Every region has seen property values increase over the last year, from London's 18.7% uplift to a 2.6% annual rise in Northern Ireland.
The new ONS figures also highlighted the fact that while prices are racing ahead in some areas of the South, other areas of the UK still have a way to climb before prices reach their previous highs. The report said that if London and the South East were removed from the findings, average UK house prices would stand at just £199,000.
Property values have jumped by 10.4% across England over the last year to reach £271,000 on average, marking the strongest annual increase seen in English prices since 2010. England remains the only UK nation where prices are now higher than their pre-crisis peak in 2008.
The house price index for London is now sitting 31.6% above the pre-financial crisis peak reached for the English capital in 2008.
Across the English regions, the North East has the lowest average house price at £152,000, although prices there have seen a significant 6.8% increase over the last year.
An annual increase of 3.3% was recorded in Wales, taking average values to £166,000, while in Scotland prices have jumped by 4.8% over the last year to reach £187,000 typically. In Northern Ireland, values have edged up to reach around £132,000.
Property values across England are now 8% higher than their pre-crisis peak, while in Northern Ireland they are still 49.6% below their previous peak.
In Scotland and Wales, prices are 4.7% and 3.5% below the 2008 peaks for these countries respectively.
Campbell Robb, chief executive of charity Shelter, said the latest figures are evidence that "house prices are spinning further out of control".
He continued: "Worryingly, as house prices continue to rise, some will be tempted to overstretch themselves in a frantic bid to get on the property ladder.
"But with interest rates currently at historic lows, it's a real concern that many might find themselves struggling to make ends meet in the future.
"Thousands of people are working hard and saving, now Government must meet them halfway by building the genuinely affordable homes they desperately need."
Toughened mortgage lending rules came into force at the end of April and some studies have shown a slight slowdown in activity since lenders started having to ask mortgage applicants more questions about their spending habits under the Mortgage Market Review (MMR) clampdown.
Analysts have said it is unclear at the moment whether this slowdown is just a temporary impact as lenders adjust to the new rules, or part of a longer-term trend.
Howard Archer, chief European and UK economist for IHS Global Insight, said: "House prices still look more likely than not to see solid increases over the coming month, although there will probably be some easing back from recent peak levels.

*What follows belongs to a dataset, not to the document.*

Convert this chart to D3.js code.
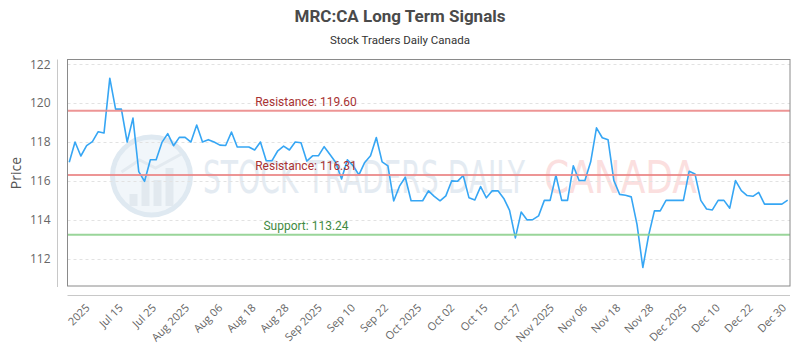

"Buyer interest is still relatively elevated, and it is likely to continue to be supported by substantially improved consumer confidence, markedly rising employment, and extended low mortgage interest rates. It is also currently being supported by the Help to Buy initiatives...
"Meanwhile, limited supply of houses is likely to remain a significant factor pushing up prices in many areas."
Housing Minister Kris Hopkins said: "Mortgage lending and loan-to-value ratios on new lending remain below historic averages - in fact, relative to earnings, median house prices across England are around the same level as in 2005.
"But we're determined to get Britain building and help people who work hard and want to get on the property ladder to do so, which is why we've introduced Help to Buy, which helps people buy a home with a fraction of the deposit they would normally require.
"Over the past year over 27,000 people have become home-owners through this scheme - about 4% of all mortgage completions.
"Leading developers are building more as a direct result of the scheme, with housebuilding now at its highest level since 2007 - but we want to go further.
"That's why we're introducing new measures that will help unlock development on enough unused, previously developed brownfield land for up to 200,000 permissions for new homes by 2020."